Drop the pictures, then extract the listing word for word.

▼

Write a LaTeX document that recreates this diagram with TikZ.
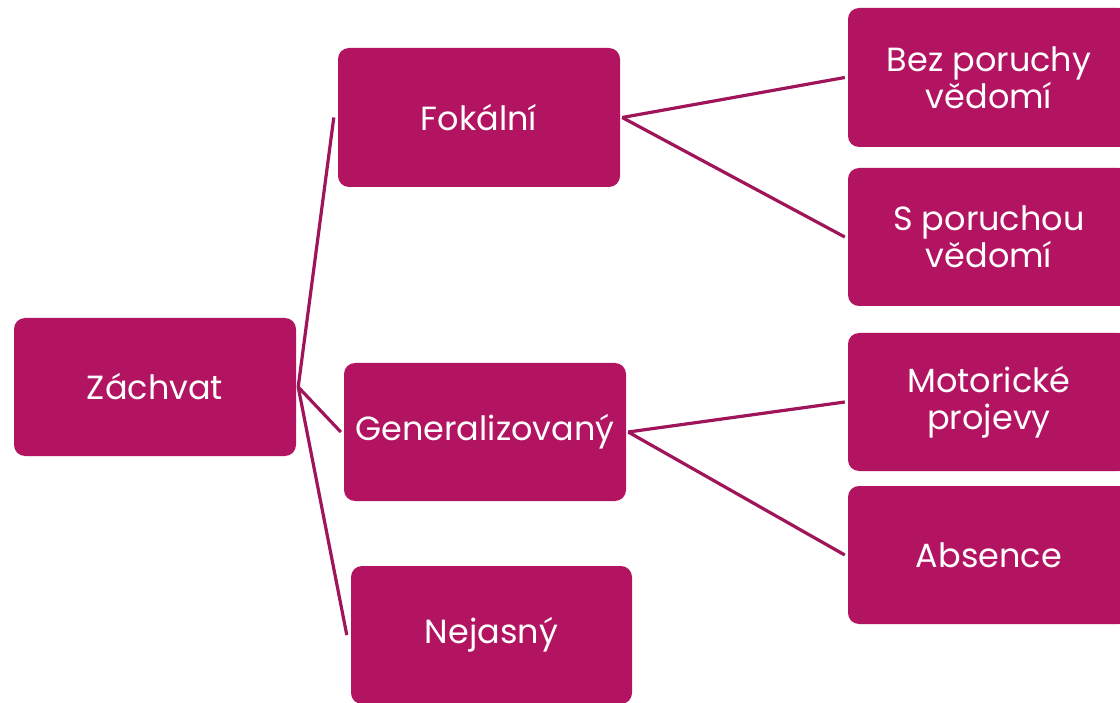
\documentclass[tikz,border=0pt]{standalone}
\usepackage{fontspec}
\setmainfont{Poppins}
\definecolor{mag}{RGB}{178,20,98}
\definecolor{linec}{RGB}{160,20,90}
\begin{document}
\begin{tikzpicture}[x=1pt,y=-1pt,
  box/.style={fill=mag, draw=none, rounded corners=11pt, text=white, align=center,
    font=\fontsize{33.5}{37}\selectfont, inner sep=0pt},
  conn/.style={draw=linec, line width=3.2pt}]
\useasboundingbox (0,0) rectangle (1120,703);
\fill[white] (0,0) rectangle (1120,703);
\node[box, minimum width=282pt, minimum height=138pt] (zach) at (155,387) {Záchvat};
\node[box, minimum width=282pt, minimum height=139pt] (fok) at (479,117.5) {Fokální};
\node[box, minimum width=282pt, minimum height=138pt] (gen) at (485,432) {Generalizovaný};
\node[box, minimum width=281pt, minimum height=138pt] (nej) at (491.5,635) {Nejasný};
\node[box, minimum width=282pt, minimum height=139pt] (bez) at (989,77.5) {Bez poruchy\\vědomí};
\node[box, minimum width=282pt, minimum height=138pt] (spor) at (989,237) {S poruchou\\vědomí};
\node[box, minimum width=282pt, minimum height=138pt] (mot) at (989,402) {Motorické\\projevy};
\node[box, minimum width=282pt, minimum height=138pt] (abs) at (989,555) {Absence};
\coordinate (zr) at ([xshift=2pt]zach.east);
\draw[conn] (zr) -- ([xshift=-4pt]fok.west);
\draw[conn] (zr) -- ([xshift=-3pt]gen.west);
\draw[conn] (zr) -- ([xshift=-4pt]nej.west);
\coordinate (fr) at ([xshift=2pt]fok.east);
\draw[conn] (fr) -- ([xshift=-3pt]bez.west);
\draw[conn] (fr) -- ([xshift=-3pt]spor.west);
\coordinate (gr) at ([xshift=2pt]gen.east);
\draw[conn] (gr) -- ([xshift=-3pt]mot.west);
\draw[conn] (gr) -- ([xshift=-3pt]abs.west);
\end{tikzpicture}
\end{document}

▲

SOLVED EXERCISE:
Write a LaTeX document that recreates this diagram with TikZ.
\documentclass[tikz,border=0pt]{standalone}
\usepackage{fontspec}
\setmainfont{Poppins}
\definecolor{mag}{RGB}{178,20,98}
\definecolor{linec}{RGB}{160,20,90}
\begin{document}
\begin{tikzpicture}[x=1pt,y=-1pt,
  box/.style={fill=mag, draw=none, rounded corners=11pt, text=white, align=center,
    font=\fontsize{33.5}{37}\selectfont, inner sep=0pt},
  conn/.style={draw=linec, line width=3.2pt}]
\useasboundingbox (0,0) rectangle (1120,703);
\fill[white] (0,0) rectangle (1120,703);
\node[box, minimum width=282pt, minimum height=138pt] (zach) at (155,387) {Záchvat};
\node[box, minimum width=282pt, minimum height=139pt] (fok) at (479,117.5) {Fokální};
\node[box, minimum width=282pt, minimum height=138pt] (gen) at (485,432) {Generalizovaný};
\node[box, minimum width=281pt, minimum height=138pt] (nej) at (491.5,635) {Nejasný};
\node[box, minimum width=282pt, minimum height=139pt] (bez) at (989,77.5) {Bez poruchy\\vědomí};
\node[box, minimum width=282pt, minimum height=138pt] (spor) at (989,237) {S poruchou\\vědomí};
\node[box, minimum width=282pt, minimum height=138pt] (mot) at (989,402) {Motorické\\projevy};
\node[box, minimum width=282pt, minimum height=138pt] (abs) at (989,555) {Absence};
\coordinate (zr) at ([xshift=2pt]zach.east);
\draw[conn] (zr) -- ([xshift=-4pt]fok.west);
\draw[conn] (zr) -- ([xshift=-3pt]gen.west);
\draw[conn] (zr) -- ([xshift=-4pt]nej.west);
\coordinate (fr) at ([xshift=2pt]fok.east);
\draw[conn] (fr) -- ([xshift=-3pt]bez.west);
\draw[conn] (fr) -- ([xshift=-3pt]spor.west);
\coordinate (gr) at ([xshift=2pt]gen.east);
\draw[conn] (gr) -- ([xshift=-3pt]mot.west);
\draw[conn] (gr) -- ([xshift=-3pt]abs.west);
\end{tikzpicture}
\end{document}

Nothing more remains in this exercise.